Дом боли (Хафизов) - страница 67

Надо ли говорить, что праздник носил яркую этническую окраску, разумеется, стилизованную и срежиссированную – ведь никто не имел точного понятия об этнических предках административных горцев, – и душой праздника витал повсюду образ Днищева, этого полумифического творца, положившего конец стихийной жизни края (в лице его варварского населения) организованной бесконечностью новой административно-воспитательной стихии, где жизнь и смерть, болезнь и здоровье, даже сами случайности не просто предугадывались, но организовывались и исполнялись самыми обычными скучноватыми людьми, посредственными профессионалами своего нехитрого дела.

При этом сегодняшний праздник был более чем просто величайший народно-государственный ритуал года. Двадцать пятое мая сего года было итогом нормализации как таковой, той условной хронологической точкой, к которой стремились оба бесконечных направления деятельности Спазмана по ликвидации ненормальности как со знаком плюс, так и со знаком минус. Сегодня, день в день по точному предвидению матроса-психиатра, оба эти направления долженствовали сойтись в великолепии абсолютного нуля, вечной пустоты, где ни прибавить, ни убавить, хотя бы потому, что отсутствует сам предмет изменения. Наконец через годы и годы непрерывного мучительного эксперимента Евсей Давидович приблизился вплотную, точнее, приблизил свое административно-хозяйственное детище к идеалу – физической вечности. Оставалось только сделать последний решительный шаг.
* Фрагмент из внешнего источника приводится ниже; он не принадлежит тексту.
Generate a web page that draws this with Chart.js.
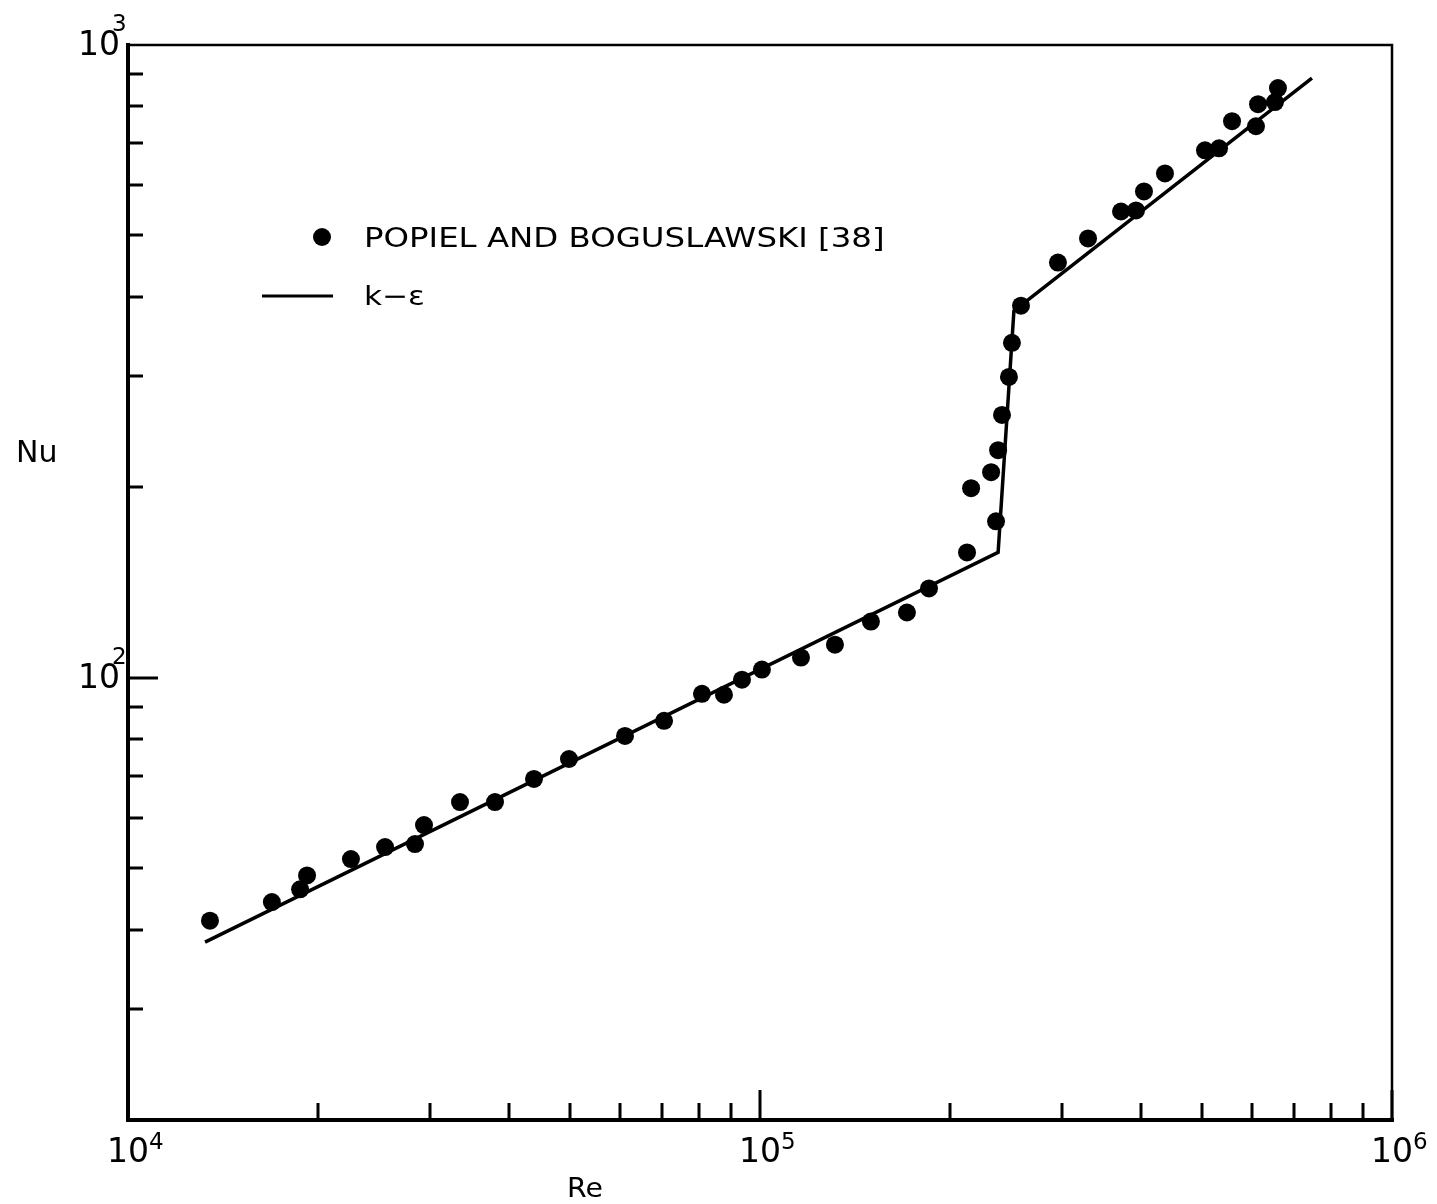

Отчего-то Евсею Давидовичу взгрустнулось. Вот он, сорокавосьмилетний поношенный мужчина, глава небольшого, фактически несуществующего, но формально независимого и даже представленного в

Организации Наций государства, видный, хотя и спорный авторитет в области медицины, военного дела, педагогики и права, человек, сам приведший себя к самому краю бездны человеческих возможностей, не знает (или забыл), для чего ему это нужно. Сегодня или никогда, по предсказанию Днищева, составленному, кстати, им самим, все люди его автономного мирка станут (или не станут) абсолютно физически и нравственно нормальными, раз и навсегда, во веки веков. Но зачем?

Евсей Давидович сознавал и прекрасно помнил каждый из последовательных, тщательно рассчитанных и исполненных шажков к этой сверхцели, но вот зачем нужна сама эта сверхцель? Он словно крепко напился накануне и утром не мог вспомнить своего поведения, лишь панически догадываясь, что оно было ужасно и непоправимо.

Для чего ему, болезненному лаборанту, которого товарищи считали никуда не годным и почти ненормальным в физическом и умственном отношении, могло понадобиться, чтобы все остальные люди стали нормальными, очень нормальными, гораздо более нормальными людьми?